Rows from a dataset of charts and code
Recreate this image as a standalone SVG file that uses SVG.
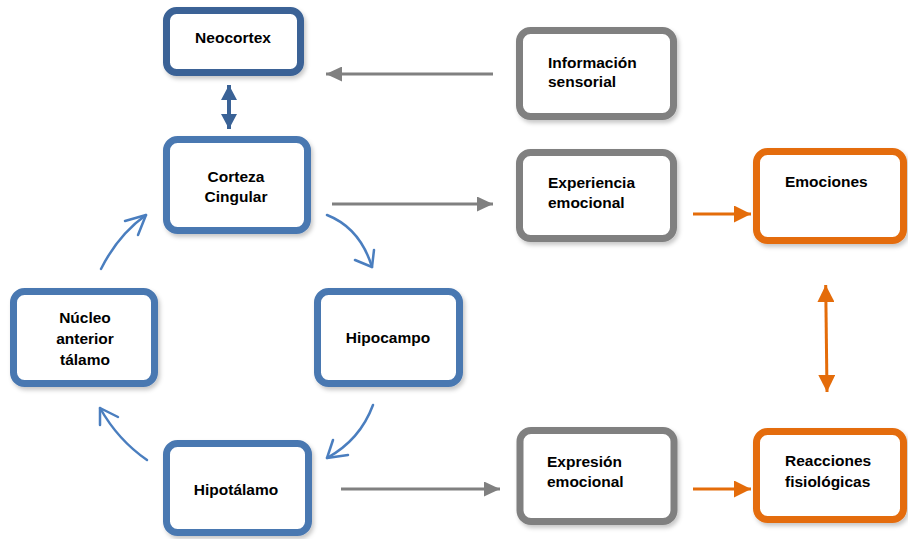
<svg xmlns="http://www.w3.org/2000/svg" width="908" height="539" viewBox="0 0 908 539">
<style>
.box{fill:#fff;stroke-width:7;filter:url(#sh)}
.blue{stroke:#4a78b1}
.dblue{stroke:#3a6296}
.gray{stroke:#808080}
.orange{stroke:#e46c0a}
text{font-family:"Liberation Sans",Arial,sans-serif;font-weight:bold;font-size:15.5px;fill:#000}
.c{text-anchor:middle}
.cv{fill:none;stroke:#4a7ebf;stroke-width:2.5;stroke-linecap:round;stroke-linejoin:round}
.g{stroke:#808080;stroke-width:3;fill:none}
.o{stroke:#e46c0a;stroke-width:3;fill:none}
.db{stroke:#3a6296;stroke-width:4;fill:none}
</style>
<defs>
<filter id="sh" x="-10%" y="-10%" width="125%" height="130%">
<feDropShadow dx="2" dy="3" stdDeviation="2" flood-color="#000" flood-opacity="0.22"/>
</filter>
<marker id="ag" markerUnits="userSpaceOnUse" markerWidth="16" markerHeight="15" refX="16" refY="7.5" orient="auto"><path d="M0,0 L16,7.5 L0,15 z" fill="#808080"/></marker>
<marker id="ao" markerUnits="userSpaceOnUse" markerWidth="17" markerHeight="17" refX="17" refY="8.5" orient="auto-start-reverse"><path d="M0,0 L17,8.5 L0,17 z" fill="#e46c0a"/></marker>
<marker id="ab" markerUnits="userSpaceOnUse" markerWidth="15" markerHeight="16" refX="15" refY="8" orient="auto-start-reverse"><path d="M0,0 L15,8 L0,16 z" fill="#3a6296"/></marker>
</defs>

<g id="connectors">
<line class="db" x1="229" y1="85" x2="229" y2="129" marker-start="url(#ab)" marker-end="url(#ab)"/>
<line class="g" x1="493" y1="74" x2="326" y2="74" marker-end="url(#ag)"/>
<line class="g" x1="332" y1="204" x2="493" y2="204" marker-end="url(#ag)"/>
<line class="g" x1="341" y1="489" x2="500" y2="489" marker-end="url(#ag)"/>
<line class="o" x1="693" y1="214" x2="751" y2="214" marker-end="url(#ao)"/>
<line class="o" x1="693" y1="489" x2="751" y2="489" marker-end="url(#ao)"/>
<line class="o" x1="825.7" y1="285" x2="827" y2="392" marker-start="url(#ao)" marker-end="url(#ao)"/>
<path class="cv" d="M327,215 Q360,228 372,267"/>
<polyline class="cv" points="355,260 372,267 374,250"/>
<path class="cv" d="M373,405 Q360,440 327,458"/>
<polyline class="cv" points="348,455 327,458 333,440"/>
<path class="cv" d="M147,460 Q118,440 100,408"/>
<polyline class="cv" points="100,425 100,408 118,417"/>
<path class="cv" d="M101,269 Q118,235 146,215"/>
<polyline class="cv" points="125,221 146,215 138,235"/>
</g>

<g id="neocortex"><rect class="box dblue" x="166.5" y="10.5" width="134" height="62" rx="10"/><text class="c" x="233" y="43">Neocortex</text></g>
<g id="corteza"><rect class="box blue" x="166.5" y="139.5" width="141" height="91" rx="11"/><text class="c" x="236" y="182">Corteza</text><text class="c" x="236" y="202">Cingular</text></g>
<g id="nucleo"><rect class="box blue" x="13.5" y="291.5" width="141" height="92" rx="11"/><text class="c" x="85" y="323">Núcleo</text><text class="c" x="85" y="344">anterior</text><text class="c" x="85" y="365">tálamo</text></g>
<g id="hipocampo"><rect class="box blue" x="317.5" y="291.5" width="142" height="92" rx="11"/><text class="c" x="388" y="343">Hipocampo</text></g>
<g id="hipotalamo"><rect class="box blue" x="166.5" y="443.5" width="142" height="89" rx="11"/><text class="c" x="236" y="495">Hipotálamo</text></g>
<g id="informacion"><rect class="box gray" x="519.5" y="30.5" width="154" height="86" rx="11"/><text x="548" y="68">Información</text><text x="548" y="87">sensorial</text></g>
<g id="experiencia"><rect class="box gray" x="519.5" y="152.5" width="154" height="86" rx="11"/><text x="548" y="188">Experiencia</text><text x="548" y="208">emocional</text></g>
<g id="expresion"><rect class="box gray" x="520" y="430.5" width="154" height="91" rx="11"/><text x="547" y="467">Expresión</text><text x="547" y="487">emocional</text></g>
<g id="emociones"><rect class="box orange" x="756.5" y="151.5" width="147" height="89" rx="11"/><text x="785" y="187">Emociones</text></g>
<g id="reacciones"><rect class="box orange" x="756.5" y="431.5" width="147" height="88" rx="11"/><text x="785" y="466">Reacciones</text><text x="785" y="487">fisiológicas</text></g>
</svg>
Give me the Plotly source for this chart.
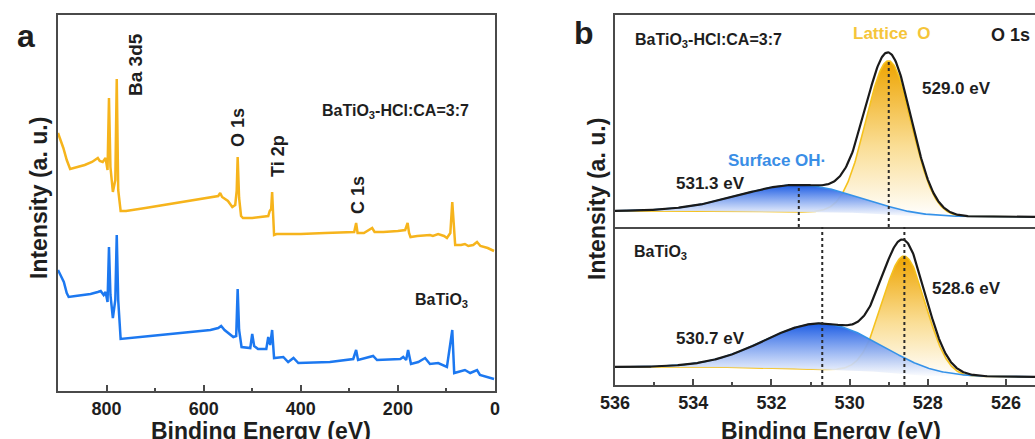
import numpy as np
import plotly.graph_objects as go

W, H = 1035, 439
FONT = "Liberation Sans, Arial, sans-serif"

# ---------------- survey spectra (binding energy in eV, intensity in a.u.) ----------------
survey_ev_treated = [900, 896, 889, 882, 875, 860, 845, 830, 818, 814, 808, 802, 798, 795, 792,
                     787, 782, 779, 776, 771, 760, 720, 680, 640, 600, 570, 566, 562, 550, 541,
                     535, 532, 530, 527, 523, 519, 500, 480, 467, 464, 461, 459, 457, 455, 450,
                     400, 350, 300, 290, 286, 283, 270, 253, 248, 230, 200, 185, 180, 177, 174,
                     160, 134, 128, 117, 105, 99, 92, 88, 85, 82, 70, 62, 55, 45, 37, 30, 15, 2]
survey_int_treated = [258, 253, 243, 231, 222, 224, 226, 229, 233, 230, 229, 233, 221, 293, 224,
                      199, 211, 312, 201, 180, 180, 183, 186, 189, 192, 195, 198, 194, 190, 184,
                      186, 200, 234, 193, 175, 173, 173, 174, 175, 180, 182, 199, 178, 156, 157,
                      157, 158, 159, 159, 168, 158, 158, 163, 159, 159, 160, 161, 168, 158, 154,
                      155, 156, 155, 157, 155, 153, 158, 189, 160, 146, 146, 147, 145, 146, 149,
                      145, 143, 140]

survey_ev_pristine = [900, 895, 888, 882, 878, 864, 833, 818, 812, 806, 802, 798, 795, 792, 787,
                      782, 779, 776, 771, 710, 648, 586, 570, 564, 557, 539, 533, 530, 527, 522,
                      504, 500, 496, 488, 471, 467, 463, 459, 455, 436, 426, 415, 405, 340, 292,
                      286, 282, 251, 243, 195, 189, 183, 179, 173, 158, 144, 134, 117, 99, 88,
                      84, 62, 51, 37, 31, 2]
survey_int_pristine = [121, 116, 109, 98, 94, 95, 97, 99, 100, 96, 99, 89, 144, 96, 73,
                       91, 156, 91, 52, 55, 58, 61, 63, 65, 61, 54, 55, 102, 61, 44,
                       43, 57, 45, 42, 42, 54, 46, 61, 33, 34, 29, 33, 28, 29, 32,
                       41, 31, 35, 31, 32, 34, 31, 41, 27, 29, 33, 27, 28, 24, 61,
                       18, 21, 18, 21, 16, 12]

survey_peaks = ["Ba 3d5", "O 1s", "Ti 2p", "C 1s"]

# ---------------- O 1s peak fitting results (upper: treated, lower: pristine) ----------------
o1s_samples = ["BaTiO<sub>3</sub>-HCl:CA=3:7", "BaTiO<sub>3</sub>"]
oh_center = [531.3, 530.7]
oh_height = [27, 46]
oh_sigma = [1.5, 1.45]
lat_center = [529.0, 528.6]
lat_height = [154, 118]
lat_sigma = [0.58, 0.55]
bg_high = [16, 18]
bg_low = [10, 8]

o1s_ticks = [536, 534, 532, 530, 528, 526]
o1s_minor = [535, 533, 531, 529, 527]
survey_ticks = [800, 600, 400, 200, 0]
survey_minor = [700, 500, 300, 100]

YELLOW = "#F6B41C"
BLUE = "#1C78F0"
AX = "#4a4a4a"
TXT = "#1e1e1e"


def fx(px):
    return px / W


def fy(py):
    return 1 - py / H


fig = go.Figure()

# ---- panel a: survey ----
fig.add_trace(go.Scatter(x=survey_ev_treated, y=survey_int_treated, mode="lines",
                         line=dict(color=YELLOW, width=2.5), xaxis="x", yaxis="y",
                         showlegend=False, hoverinfo="skip"))
fig.add_trace(go.Scatter(x=survey_ev_pristine, y=survey_int_pristine, mode="lines",
                         line=dict(color=BLUE, width=2.5), xaxis="x", yaxis="y",
                         showlegend=False, hoverinfo="skip"))

# ---- panel b: O 1s fits ----
energy = np.linspace(525.0, 536.0, 661)
for i, (xa, ya) in enumerate([("x2", "y2"), ("x3", "y3")]):
    oh = oh_height[i] * np.exp(-(energy - oh_center[i]) ** 2 / (2 * oh_sigma[i] ** 2))
    lat = lat_height[i] * np.exp(-(energy - lat_center[i]) ** 2 / (2 * lat_sigma[i] ** 2))
    peaks = oh + lat
    cum = np.cumsum(peaks)
    bg = bg_low[i] + (bg_high[i] - bg_low[i]) * cum / cum[-1]

    # lattice oxygen component
    fig.add_trace(go.Scatter(x=energy, y=bg, mode="lines", line=dict(width=0),
                             xaxis=xa, yaxis=ya, showlegend=False, hoverinfo="skip"))
    fig.add_trace(go.Scatter(x=energy, y=bg + lat, mode="lines", fill="tonexty",
                             fillgradient=dict(type="vertical",
                                               colorscale=[[0, "rgba(255,255,255,1)"],
                                                           [0.45, "rgb(250,222,150)"],
                                                           [1, "rgb(238,164,0)"]]),
                             line=dict(color="#F5C21E", width=1.6),
                             xaxis=xa, yaxis=ya, showlegend=False, hoverinfo="skip"))
    # surface hydroxyl component
    fig.add_trace(go.Scatter(x=energy, y=bg, mode="lines", line=dict(width=0),
                             xaxis=xa, yaxis=ya, showlegend=False, hoverinfo="skip"))
    fig.add_trace(go.Scatter(x=energy, y=bg + oh, mode="lines", fill="tonexty",
                             fillgradient=dict(type="vertical",
                                               colorscale=[[0, "rgba(255,255,255,0.88)"],
                                                           [1, "rgb(28,92,228)"]]),
                             line=dict(color="#3592E8", width=1.6),
                             xaxis=xa, yaxis=ya, showlegend=False, hoverinfo="skip"))
    # envelope
    fig.add_trace(go.Scatter(x=energy, y=bg + peaks, mode="lines",
                             line=dict(color="#1a1a1a", width=2.2),
                             xaxis=xa, yaxis=ya, showlegend=False, hoverinfo="skip"))

    # peak position markers
    for c in (oh_center[i], lat_center[i]):
        if i == 0:
            k = int(np.argmin(np.abs(energy - c)))
            top = (bg + (oh if c == oh_center[i] else lat))[k]
        else:
            top = 158
        fig.add_trace(go.Scatter(x=[c, c], y=[0, top], mode="lines",
                                 line=dict(color="#2a2a2a", width=2, dash="3px,3px"),
                                 xaxis=xa, yaxis=ya, showlegend=False, hoverinfo="skip"))

tickfont = dict(family=FONT, size=18, color=TXT, weight="bold")
axis_common = dict(showline=True, linecolor=AX, linewidth=2, showgrid=False, zeroline=False,
                   automargin=False)

fig.update_layout(
    template="none",
    width=W, height=H, autosize=False,
    margin=dict(l=0, r=0, t=0, b=0, pad=0),
    paper_bgcolor="white", plot_bgcolor="white",
    xaxis=dict(domain=[fx(58), fx(495)], range=[900, 0], anchor="y", mirror=True,
               ticks="inside", ticklen=6, tickwidth=2, tickcolor=AX,
               tickvals=survey_ticks, tickfont=tickfont,
               minor=dict(ticks="inside", ticklen=3, tickwidth=1.5, tickcolor=AX,
                          tickvals=survey_minor),
               **axis_common),
    yaxis=dict(domain=[fy(391), fy(15)], range=[0, 376], anchor="x", mirror=True,
               showticklabels=False, ticks="", **axis_common),
    xaxis2=dict(domain=[fx(615), 1.0], range=[536, 525.26], anchor="y2", mirror=True,
                ticks="", showticklabels=False, **axis_common),
    yaxis2=dict(domain=[fy(227), fy(15)], range=[0, 212], anchor="x2",
                showticklabels=False, ticks="", **axis_common),
    xaxis3=dict(domain=[fx(615), 1.0], range=[536, 525.26], anchor="y3", mirror=False,
                ticks="inside", ticklen=6, tickwidth=2, tickcolor=AX,
                tickvals=o1s_ticks, tickfont=tickfont,
                minor=dict(ticks="inside", ticklen=3, tickwidth=1.5, tickcolor=AX,
                           tickvals=o1s_minor),
                **axis_common),
    yaxis3=dict(domain=[fy(385), fy(227)], range=[0, 158], anchor="x3",
                showticklabels=False, ticks="", **axis_common),
)


def label(text, px, py, size=18, color=TXT, angle=0):
    fig.add_annotation(text=text, x=fx(px), y=fy(py), xref="paper", yref="paper",
                       xanchor="center", yanchor="middle", showarrow=False, textangle=angle,
                       font=dict(family=FONT, size=size, color=color, weight="bold"))


# panel letters
label("a", 26, 36, size=32)
label("b", 584, 33, size=32)

# panel a texts
for name, (px, py), sz in zip(survey_peaks, [(136, 65), (238, 128), (278, 156), (358, 195)],
                              [19, 18, 18, 18]):
    label(name, px, py, size=sz, angle=-90)
label(o1s_samples[0], 395, 112, size=16)
label(o1s_samples[1], 441, 300, size=16)
label("Intensity (a. u.)", 39, 198, size=23, angle=-90)
label("Binding Energy (eV)", 261, 431, size=23)

# panel b texts
label("Intensity (a. u.)", 597, 199, size=23, angle=-90)
label("Binding Energy (eV)", 831, 431, size=23)
label(o1s_samples[0], 708, 40, size=16)
label(o1s_samples[1], 660, 252, size=16)
label("Lattice  O", 891, 33, size=17, color="#F5C53A")
label("O 1s", 1010, 35, size=18)
label("Surface OH·", 777, 160, size=17, color="#3A8EE6")
label(f"{lat_center[0]:.1f} eV", 956, 88, size=17)
label(f"{oh_center[0]:.1f} eV", 710, 183, size=17)
label(f"{oh_center[1]:.1f} eV", 710, 338, size=17)
label(f"{lat_center[1]:.1f} eV", 966, 288, size=17)

fig.write_html("out.html")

§ Exercise prompt: Exactly and only the lines from the line with "Give me the Plotly source for this chart." to the line with "145, 143, 140]", both ends included, should be echoed. Do not carry over the pictures.

§ Problem solution:
Give me the Plotly source for this chart.
import numpy as np
import plotly.graph_objects as go

W, H = 1035, 439
FONT = "Liberation Sans, Arial, sans-serif"

# ---------------- survey spectra (binding energy in eV, intensity in a.u.) ----------------
survey_ev_treated = [900, 896, 889, 882, 875, 860, 845, 830, 818, 814, 808, 802, 798, 795, 792,
                     787, 782, 779, 776, 771, 760, 720, 680, 640, 600, 570, 566, 562, 550, 541,
                     535, 532, 530, 527, 523, 519, 500, 480, 467, 464, 461, 459, 457, 455, 450,
                     400, 350, 300, 290, 286, 283, 270, 253, 248, 230, 200, 185, 180, 177, 174,
                     160, 134, 128, 117, 105, 99, 92, 88, 85, 82, 70, 62, 55, 45, 37, 30, 15, 2]
survey_int_treated = [258, 253, 243, 231, 222, 224, 226, 229, 233, 230, 229, 233, 221, 293, 224,
                      199, 211, 312, 201, 180, 180, 183, 186, 189, 192, 195, 198, 194, 190, 184,
                      186, 200, 234, 193, 175, 173, 173, 174, 175, 180, 182, 199, 178, 156, 157,
                      157, 158, 159, 159, 168, 158, 158, 163, 159, 159, 160, 161, 168, 158, 154,
                      155, 156, 155, 157, 155, 153, 158, 189, 160, 146, 146, 147, 145, 146, 149,
                      145, 143, 140]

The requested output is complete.